**Task instructions**
In the material below, please retype the lines from the very first through the one with "1.998, 1.995, 1.993]", exactly and without pictures.

**Data**

•••••

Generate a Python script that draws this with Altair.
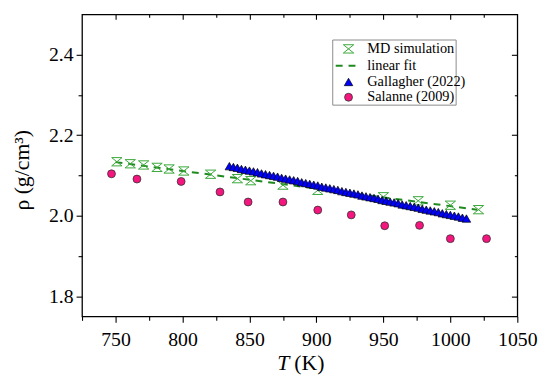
import altair as alt
import pandas as pd

# ---- data ----
md_T = [751, 761, 771, 781, 790, 801, 821, 841, 851, 875, 901, 950, 976, 1000, 1021]
md_rho = [2.134, 2.129, 2.126, 2.120, 2.116, 2.111, 2.103, 2.092, 2.087, 2.076, 2.063,
          2.047, 2.037, 2.026, 2.015]

fit_T = [750, 1020]
fit_rho = [2.133, 2.015]

gal_T = [835, 838, 841, 844, 847, 850, 853, 856, 859, 862, 865, 868, 871, 874, 877,
         880, 883, 886, 889, 892, 895, 898, 901, 904, 907, 910, 913, 916, 919, 922,
         925, 928, 931, 934, 937, 940, 943, 946, 949, 952, 955, 958, 961, 964, 967,
         970, 973, 976, 979, 982, 985, 988, 991, 994, 997, 1000, 1003, 1006, 1009, 1012]
gal_rho = [2.123, 2.121, 2.119, 2.116, 2.114, 2.112, 2.110, 2.108, 2.105, 2.103,
           2.101, 2.099, 2.097, 2.094, 2.092, 2.090, 2.088, 2.086, 2.083, 2.081,
           2.079, 2.077, 2.075, 2.072, 2.070, 2.068, 2.066, 2.064, 2.061, 2.059,
           2.057, 2.055, 2.053, 2.050, 2.048, 2.046, 2.044, 2.042, 2.039, 2.037,
           2.035, 2.033, 2.031, 2.028, 2.026, 2.024, 2.022, 2.020, 2.017, 2.015,
           2.013, 2.011, 2.009, 2.006, 2.004, 2.002, 2.000, 1.998, 1.995, 1.993]

sal_T = [747, 766, 799, 828, 849, 875, 901, 926, 951, 977, 1000, 1027]
sal_rho = [2.104, 2.091, 2.085, 2.059, 2.034, 2.034, 2.014, 2.002, 1.975, 1.976, 1.943, 1.943]

x_major = [750, 800, 850, 900, 950, 1000, 1050]
x_minor = [725, 775, 825, 875, 925, 975, 1025]
x_top_major = [750, 800, 850, 900, 950, 1000]
y_major = [1.8, 2.0, 2.2, 2.4]
y_minor = [1.9, 2.1, 2.3]

legend_labels = ["MD simulation", "linear fit", "Gallagher (2022)", "Salanne (2009)"]

FONT = "Liberation Serif"
GREEN = "#3aa83a"
DGREEN = "#1f8a1f"
BLUE = "#0000ff"
PINK = "#f5157f"
HOURGLASS = "M-1,-0.8L1,-0.8L-1,0.8L1,0.8Z"

md = pd.DataFrame({"T": md_T, "rho": md_rho})
fit = pd.DataFrame({"T": fit_T, "rho": fit_rho})
gal = pd.DataFrame({"T": gal_T, "rho": gal_rho})
sal = pd.DataFrame({"T": sal_T, "rho": sal_rho})

xs = alt.Scale(domain=[725, 1050], nice=False, zero=False)
ys = alt.Scale(domain=[1.75, 2.5], nice=False, zero=False)

common = dict(title=None, grid=False, domain=False, tickColor="black", tickWidth=1.1,
              labelFont=FONT, labelFontSize=20, labelColor="black", labelFontWeight="normal",
              labelFlush=False, labelOverlap=False)

ax_x_bottom_major = alt.Axis(orient="bottom", values=x_major, tickSize=6, labelPadding=8,
                             format="d", **common)
ax_x_bottom_minor = alt.Axis(orient="bottom", values=x_minor, tickSize=4, labels=False, **common)
ax_x_top_major = alt.Axis(orient="top", values=x_top_major, tickSize=5, offset=-5,
                          labels=False, **common)
ax_x_top_minor = alt.Axis(orient="top", values=x_minor[1:], tickSize=3, offset=-3,
                          labels=False, **common)

ax_y_left_major = alt.Axis(orient="left", values=y_major, tickSize=6, labelPadding=3,
                           format=".1f", **common)
ax_y_left_minor = alt.Axis(orient="left", values=y_minor, tickSize=4, labels=False, **common)
ax_y_right_major = alt.Axis(orient="right", values=y_major, tickSize=6, offset=-6,
                            labels=False, **common)
ax_y_right_minor = alt.Axis(orient="right", values=y_minor, tickSize=3, offset=-3,
                            labels=False, **common)

fit_layer = alt.Chart(fit).mark_line(color=DGREEN, strokeWidth=2, strokeDash=[7, 6]).encode(
    x=alt.X("T:Q", scale=xs, axis=ax_x_bottom_major),
    y=alt.Y("rho:Q", scale=ys, axis=ax_y_left_major),
)

md_layer = alt.Chart(md).mark_point(shape=HOURGLASS, size=110, stroke=GREEN, strokeWidth=1,
                                    filled=False, opacity=1).encode(
    x=alt.X("T:Q", scale=xs, axis=ax_x_bottom_minor),
    y=alt.Y("rho:Q", scale=ys, axis=ax_y_left_minor),
)

gal_layer = alt.Chart(gal).mark_point(shape="triangle-up", size=75, filled=True, fill=BLUE,
                                      stroke="black", strokeWidth=0.7, opacity=1).encode(
    x=alt.X("T:Q", scale=xs, axis=ax_x_top_major),
    y=alt.Y("rho:Q", scale=ys, axis=ax_y_right_major),
)

sal_layer = alt.Chart(sal).mark_point(shape="circle", size=64, filled=True, fill=PINK,
                                      stroke="#333333", strokeWidth=0.8, opacity=1).encode(
    x=alt.X("T:Q", scale=xs, axis=ax_x_top_minor),
    y=alt.Y("rho:Q", scale=ys, axis=ax_y_right_minor),
)

one = pd.DataFrame({"a": [0]})

# legend (positions in view pixels)
LX0, LY0, LX1, LY1 = 254, 26, 379, 92
SX = 270
TX = 289
ROWS = [35, 52, 68.5, 84]

legend_box = alt.Chart(one).mark_rect(fill="white", stroke="#8a8a8a", strokeWidth=1).encode(
    x=alt.value(LX0), x2=alt.value(LX1), y=alt.value(LY0), y2=alt.value(LY1))

leg_md = alt.Chart(one).mark_point(shape=HOURGLASS, size=110, stroke=GREEN, strokeWidth=1,
                                   filled=False, opacity=1).encode(
    x=alt.value(SX), y=alt.value(ROWS[0]))
leg_fit = alt.Chart(one).mark_rule(color=DGREEN, strokeWidth=2, strokeDash=[7, 6]).encode(
    x=alt.value(SX - 13), x2=alt.value(SX + 7), y=alt.value(ROWS[1]))
leg_gal = alt.Chart(one).mark_point(shape="triangle-up", size=75, filled=True, fill=BLUE,
                                    stroke="black", strokeWidth=0.7, opacity=1).encode(
    x=alt.value(SX), y=alt.value(ROWS[2]))
leg_sal = alt.Chart(one).mark_point(shape="circle", size=64, filled=True, fill=PINK,
                                    stroke="#333333", strokeWidth=0.8, opacity=1).encode(
    x=alt.value(SX), y=alt.value(ROWS[3]))

leg_text = [
    alt.Chart(one).mark_text(text=lab, font=FONT, fontSize=14.5, align="left",
                             baseline="middle", color="black", fontWeight="normal").encode(
        x=alt.value(TX), y=alt.value(ROWS[i]))
    for i, lab in enumerate(legend_labels)
]

# axis titles
x_title_T = alt.Chart(one).mark_text(text="T", font=FONT, fontSize=22, fontStyle="italic",
                                     align="right", baseline="middle", color="black").encode(
    x=alt.value(210), y=alt.value(353))
x_title_K = alt.Chart(one).mark_text(text="(K)", font=FONT, fontSize=22, align="left",
                                     baseline="middle", color="black").encode(
    x=alt.value(215), y=alt.value(353))
y_title = alt.Chart(one).mark_text(text="ρ (g/cm³)", font=FONT, fontSize=22, angle=270,
                                   align="center", baseline="middle", color="black").encode(
    x=alt.value(-61), y=alt.value(158))

chart = alt.layer(
    fit_layer, md_layer, gal_layer, sal_layer,
    legend_box, leg_md, leg_fit, leg_gal, leg_sal, *leg_text,
    x_title_T, x_title_K, y_title,
).resolve_axis(x="independent", y="independent").resolve_scale(x="shared", y="shared").properties(
    width=441, height=306,
    autosize=alt.AutoSizeParams(type="none"),
    padding={"left": 75, "top": 4, "right": 25, "bottom": 60},
    background="white",
).configure_view(stroke="black", strokeWidth=1.3)

chart.save("out.html", embed_options={"renderer": "svg", "actions": False})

•••••

**Written solution**
Generate a Python script that draws this with Altair.
import altair as alt
import pandas as pd

# ---- data ----
md_T = [751, 761, 771, 781, 790, 801, 821, 841, 851, 875, 901, 950, 976, 1000, 1021]
md_rho = [2.134, 2.129, 2.126, 2.120, 2.116, 2.111, 2.103, 2.092, 2.087, 2.076, 2.063,
          2.047, 2.037, 2.026, 2.015]

fit_T = [750, 1020]
fit_rho = [2.133, 2.015]

gal_T = [835, 838, 841, 844, 847, 850, 853, 856, 859, 862, 865, 868, 871, 874, 877,
         880, 883, 886, 889, 892, 895, 898, 901, 904, 907, 910, 913, 916, 919, 922,
         925, 928, 931, 934, 937, 940, 943, 946, 949, 952, 955, 958, 961, 964, 967,
         970, 973, 976, 979, 982, 985, 988, 991, 994, 997, 1000, 1003, 1006, 1009, 1012]
gal_rho = [2.123, 2.121, 2.119, 2.116, 2.114, 2.112, 2.110, 2.108, 2.105, 2.103,
           2.101, 2.099, 2.097, 2.094, 2.092, 2.090, 2.088, 2.086, 2.083, 2.081,
           2.079, 2.077, 2.075, 2.072, 2.070, 2.068, 2.066, 2.064, 2.061, 2.059,
           2.057, 2.055, 2.053, 2.050, 2.048, 2.046, 2.044, 2.042, 2.039, 2.037,
           2.035, 2.033, 2.031, 2.028, 2.026, 2.024, 2.022, 2.020, 2.017, 2.015,
           2.013, 2.011, 2.009, 2.006, 2.004, 2.002, 2.000, 1.998, 1.995, 1.993]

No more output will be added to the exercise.